The SEB measures have been agreed, and these will be tested in this year’s People Survey, with a view to rolling them out across the civil service the following year. We are lobbying for departments to include them in their local demographic questions where possible and for non-departmental public bodies to adopt them voluntarily. We’re on target to have a baseline of data by 2020, which will help us to influence policy on social mobility.
One of the things we’re focusing on for 2018 is the professions. Our cross-government network has seized on the civil service initiative to build career paths through functions, and has commissioned a survey of all heads of profession to determine their approach to social mobility – alternative routes into jobs, for example. We’ve offered our services in helping them develop diversity and inclusion strategies. There has been a swell of appetite for our support, with 19 of 26 heads responding so far.

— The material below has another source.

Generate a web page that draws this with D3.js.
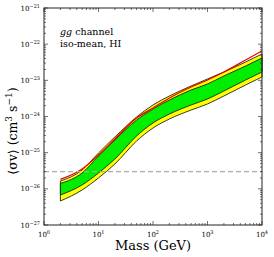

The network, which has seats on the Permanent Secretary’s Steering Group, is well placed to influence policy. During 2018 the social mobility champion role moved from Thompson to Department for Transport perm sec Bernadette Kelly. She is inspirational in the way she is setting out clear activity to make meaningful impact, and the four areas she is focusing on – data, intersectionality, regions, and professions – are directly related to our network’s action plan for 2018.
As well as co-chairing the cross-government network, I’ve been able to set up two departmental social mobility networks, at the MoJ and the Department for Environment, Food and Rural Affairs. I’ve helped promote the cross-government network across the private and third sectors, and have been able to bring their best practice into the civil service. From being an administrative grade at the start of my career I’ve had a break from the civil service and just passed a deputy director interview at the Cabinet Office. To borrow from Maya Angelou: “nothing works unless you do”. The past does shape you but it doesn’t need to define you, and the civil service really is a brilliant place to achieve your potential.